We are all atheists about most of the gods that humanity has ever believed in. Some of us just go one god further.

-Richard Dawkins

Speaking as a rather devout Polytheist, Richard Dawkins is an a!*!+#+. He's very smart, and good in his field, and has some legitimate insights even outside it, but also? Giant dick.

nathan blackmer wrote:
Good quote - I liked the one about the misconception that a monotheistic religion is better then a polytheistic religion, and that by extension an atheistic system would be the next step.

Again, speaking as a rather devout polytheist, I'm going to choose not to be offended...but tread carefully here.

I mean, what makes one deity more likely than a dozen, really? Heck, an omnipotent God is significantly less plausible than a number of finite ones in many ways (though, in fairnes, both are really pretty out there from any rational perspective).

nathan blackmer wrote:

Also I saw somewhere upstream that someone mentioned that Atheism was a form of faith (in that you have no proof of the nonexistence of god) which is patently false... the burden of proof always falls on the soulders of the party making a positive assertion and all that.

Keep going back to that atheism is a form of faith nonsense in my head - I wish people would understand how offensive, subversive, and dismissive that statement actually is.
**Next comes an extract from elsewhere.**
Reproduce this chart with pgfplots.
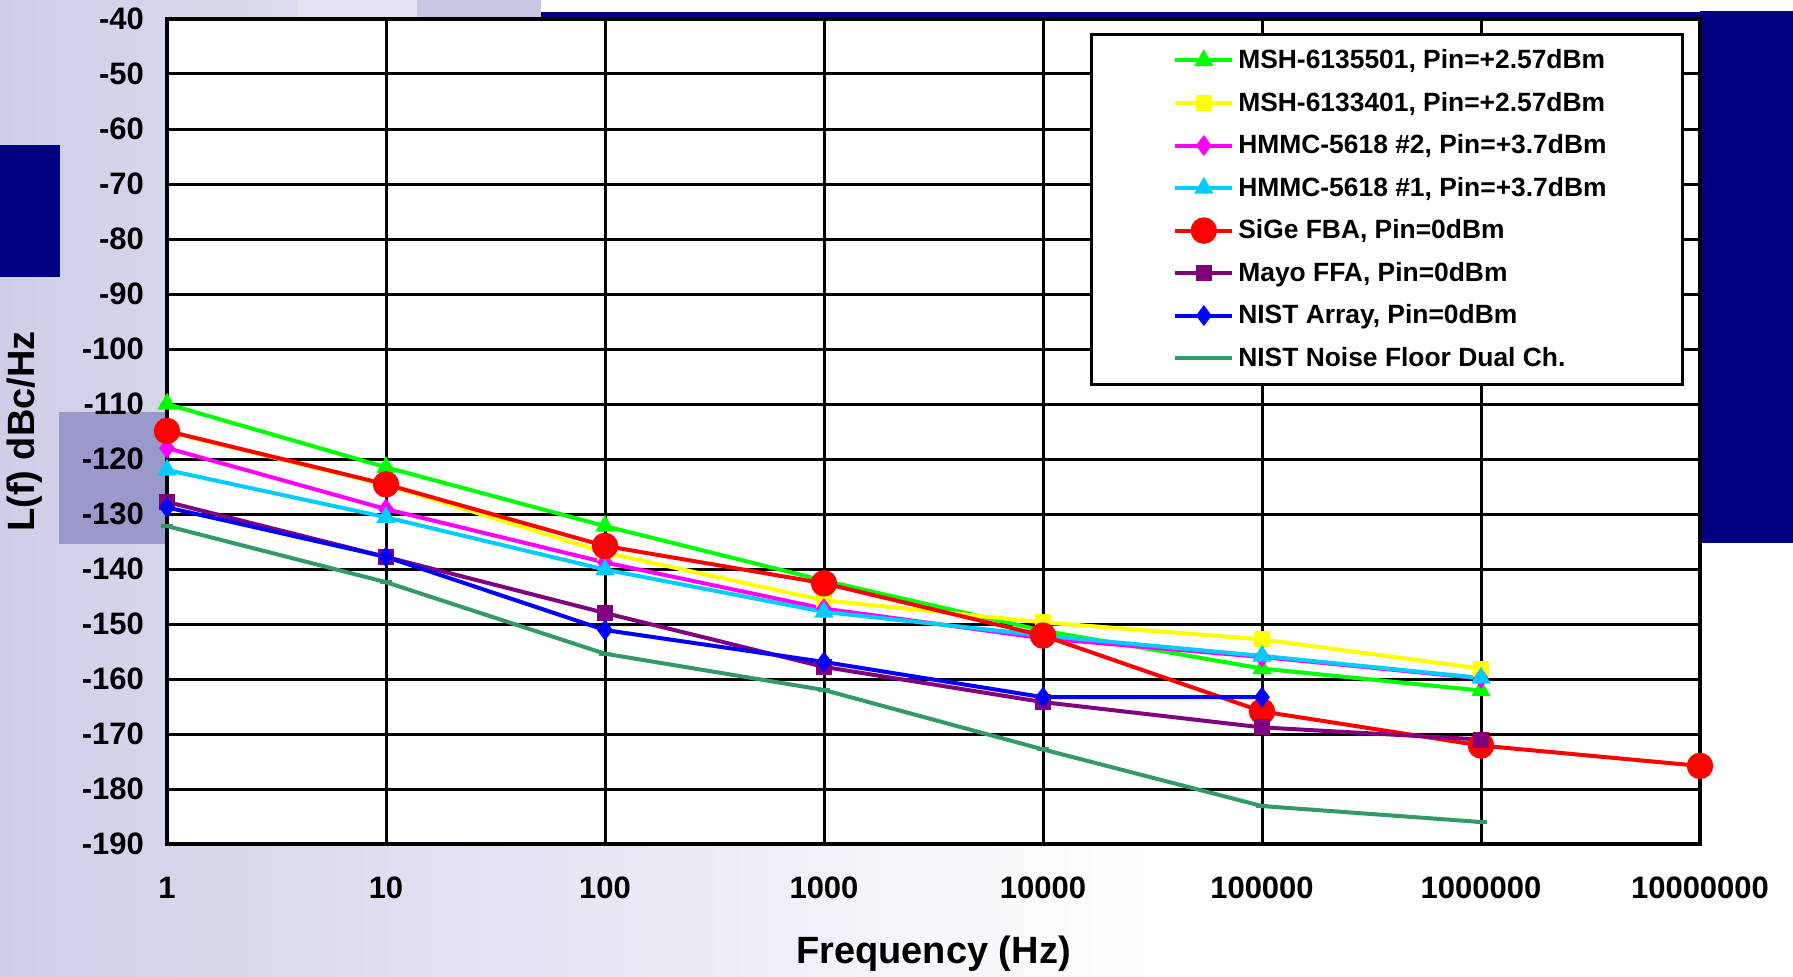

It's just as bad as "homosexuality is a choice" or "he is so well spoken" when talking about a black man. Just because Atheists are a ill-represented minority doesn't mean we shouldn't be respected like everyone else.

Well ,speaking now as a burgeoning scientist and child of atheistic parents, this I agree with. Atheism isn't faith, but it's absence. And usually a strong emphasis on empiricism, too (almost always a good attitude for anyone).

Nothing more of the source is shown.